When Mr. William Fletcher gave his first lecture in England, in the Steinway Hall, my husband, Colonel Lean, and I, went to hear him. We had never seen Mr. Fletcher before, nor any of his family, nor did he know we were amongst the audience. Our first view of him was when he stepped upon the platform, and we were seated quite in the body of the hall, which was full. It was Mr. Fletcher's custom, after his lecture was concluded, to describe such visions as were presented to him, and he only asked in return that if the people and places were recognized, those who recognized them would be brave enough to say so, for the sake of the audience and himself. I can understand that strangers who went there and heard nothing that concerned themselves would be very apt to imagine it was all humbug, and that those who claimed a knowledge of the visions were simply confederates of Mr. Fletcher. But there is nothing more true than that circumstances alter cases. I entered Steinway Hall as a perfect stranger, and as a press-writer, quite prepared to expose trickery if I detected it. And this is what I heard. After Mr. Fletcher had described several persons and scenes unknown to me, he took out a handkerchief and began to wipe his face, as though he were very warm.
"I am no longer in England, now," he said. "The scene has quite changed, and I am taken over the sea, thousands of miles away, and I am in a chamber with all the doors and windows open. Oh! how hot it is! I think I am somewhere in the tropics. O! I see why I have been brought here! It is to see a young man die! This is a death chamber. He is lying on a bed. He looks very pale, and he is very near death, but he has only been ill a short time. His hair is a kind of golden chestnut color, and he has blue eyes. He is an Englishman, and I can see the letter 'P' above his head. He has not been happy on earth, and he is quite content to die. He pushes all the influences that are round his bed away from him. Now I see a lady come and sit down beside him. He holds her hand, and appears to ask her to do something, and I hear a strain of sweet music. It is a song he has heard in happier times, and on the breath of it his spirit passes away. It is to this lady he seems to come now. She is sitting on my left about half way down the hall. A little girl, with her hands full of blue flowers, points her out to me. The little girl holds up the flowers, and I see they are woven into a resemblance of the letter F. She tells me that is the initial letter of her mother's name and her own. And I see this message written.
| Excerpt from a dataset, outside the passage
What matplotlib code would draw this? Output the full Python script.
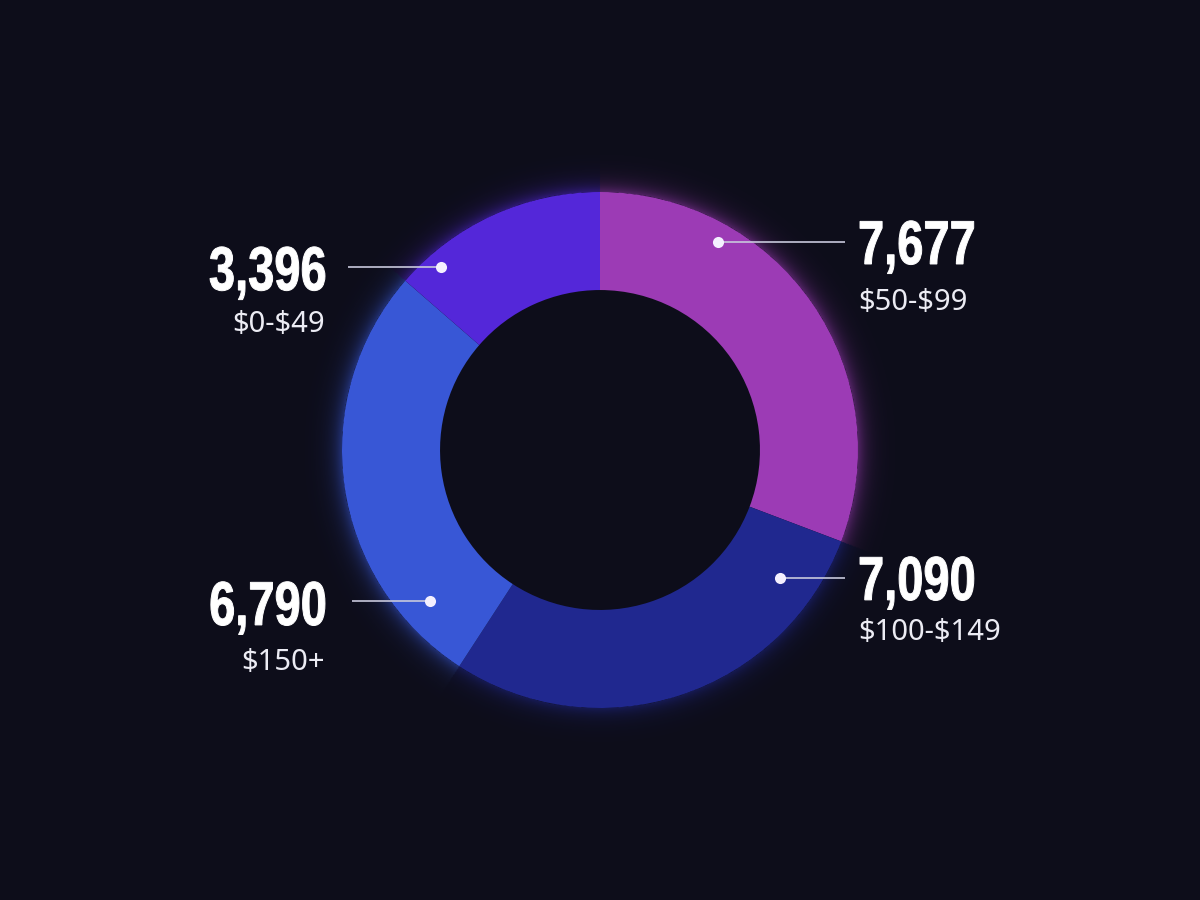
"""
価格帯別の件数をドーナツグラフで描く(暗い背景・発光風)。
"""

import numpy as np
import matplotlib.pyplot as plt
from matplotlib.colors import to_rgb
from matplotlib.font_manager import FontProperties
from matplotlib.patches import PathPatch
from matplotlib.textpath import TextPath
from matplotlib.transforms import Affine2D

# データ(12時の位置から時計回り)
labels = ["$50-$99", "$100-$149", "$150+", "$0-$49"]
counts = [7677, 7090, 6790, 3396]
colors = ["#9c3bb5", "#20288f", "#3857d6", "#5427d9"]

BG = "#0d0d1a"
INNER = 0.62  # 穴の半径(外径=1)

# ラベルの配置(データ座標, 外径=1)
# (数値の基準x, 揃え, 数値のベースライン, 小ラベルのベースライン, 線の外端x, 点のx, 線のy)
label_layout = [
    (1.000, "left", 0.721, 0.543, 0.950, 0.457, 0.806),
    (1.000, "left", -0.581, -0.736, 0.950, 0.698, -0.496),
    (-1.066, "right", -0.678, -0.853, -0.961, -0.659, -0.585),
    (-1.066, "right", 0.620, 0.457, -0.977, -0.616, 0.709),
]

NUM_PROP = FontProperties(family=["Liberation Sans", "DejaVu Sans"], weight="bold")
NUM_SIZE = 0.24      # 文字サイズ(データ単位)
NUM_SQUEEZE = 0.76   # 横方向の圧縮率(コンデンス書体風)
SUB_FONT = ["Source Sans Pro", "Noto Sans", "DejaVu Sans"]


def draw_glow(ax, extent=1.2, n=700, strength=0.5, falloff=0.035):
    """外周の発光。各画素の角度から区間の色を決め、外側ほど薄くする。"""
    g = np.linspace(-extent, extent, n)
    xx, yy = np.meshgrid(g, g)
    dist = np.hypot(xx, yy)
    theta = np.mod(90 - np.degrees(np.arctan2(yy, xx)), 360) / 360
    bounds = np.cumsum(counts) / np.sum(counts)
    idx = np.clip(np.searchsorted(bounds, theta, side="right"), 0, len(counts) - 1)
    rgb = np.array([to_rgb(c) for c in colors])[idx]
    alpha = np.where(dist > 1.0, strength * np.exp(-(dist - 1.0) / falloff), 0.0)
    img = np.dstack([rgb, alpha])
    ax.imshow(img, extent=(-extent, extent, -extent, extent), origin="lower",
              interpolation="bilinear", zorder=0)


def draw_donut(ax):
    draw_glow(ax)
    ax.pie(counts, colors=colors, startangle=90, counterclock=False,
           radius=1.0, wedgeprops=dict(width=1.0 - INNER, linewidth=0))


def condensed_number(ax, x, y, s, ha):
    """横に詰めた太字の数値を PathPatch で描く。"""
    tp = TextPath((0, 0), s, size=NUM_SIZE, prop=NUM_PROP)
    ext = tp.get_extents()
    width = ext.x1 * NUM_SQUEEZE
    x0 = x if ha == "left" else x - width
    path = Affine2D().scale(NUM_SQUEEZE, 1).translate(x0, y).transform_path(tp)
    ax.add_patch(PathPatch(path, facecolor="white", edgecolor="white", lw=0.7, zorder=7))


def draw_labels(ax):
    for value, name, lay in zip(counts, labels, label_layout):
        x, ha, y_num, y_sub, x_line, x_dot, y_line = lay
        condensed_number(ax, x, y_num, f"{value:,}", ha)
        ax.text(x, y_sub, name, ha=ha, va="baseline", color="#ececf4",
                fontsize=21, fontweight="light", family=SUB_FONT, parse_math=False)
        ax.plot([x_dot, x_line], [y_line, y_line], color="#c8c8dc", lw=1.2,
                solid_capstyle="butt", zorder=5)
        ax.plot(x_dot, y_line, "o", ms=8, color="#f4f0ff", mec="none", zorder=6)


fig = plt.figure(figsize=(12, 9), dpi=100, facecolor=BG)
ax = fig.add_axes([0, 0, 1, 1])
ax.set_facecolor(BG)
draw_donut(ax)
draw_labels(ax)
ax.set_xlim(-600 / 258, 600 / 258)
ax.set_ylim(-450 / 258, 450 / 258)
ax.set_aspect("equal")
ax.axis("off")
fig.savefig("out.png", dpi=100, facecolor=BG)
"'To my dearest friend, for such you ever were to me from the beginning. I have been with you through all your time of trial and sorrow, and I am rejoiced to see that a happier era is beginning for you. I am always near you. The darkness is fast rolling away, and happiness will succeed it. Pray for me, and I shall be near you in your prayers. I pray God to bless you and to bless me, and to bring us together again in the summer land.'
"And I see the spirit pointing with his hand far away, as though to intimate that the happiness he speaks of is only the beginning of some that will extend to a long distance of time. I see this scene more plainly than any I have ever seen before."
These words were written down at the time they were spoken. Colonel Lean and I were sitting in the very spot indicated by Mr. Fletcher, and the little girl with the blue flowers was my spirit child, "Florence," whose history I shall give in the next chapter. But my communications with John Powles, though very extraordinary, were not satisfactory to me. I am the "Thomas, surnamed Didymus," of the spiritualistic world, who wants to see and touch and handle before I can altogether believe. I wanted to meet John Powles and talk with him face to face, and it seemed such an impossibility for him to materialize in the light that, after his two failures with Miss Showers, he refused to try. I was always worrying him to tell me if we should meet in the body before I left this world, and his answer was always, "Yes! but not just yet!" I had no idea then that I should have to cross the Atlantic before I saw my dear old friend again.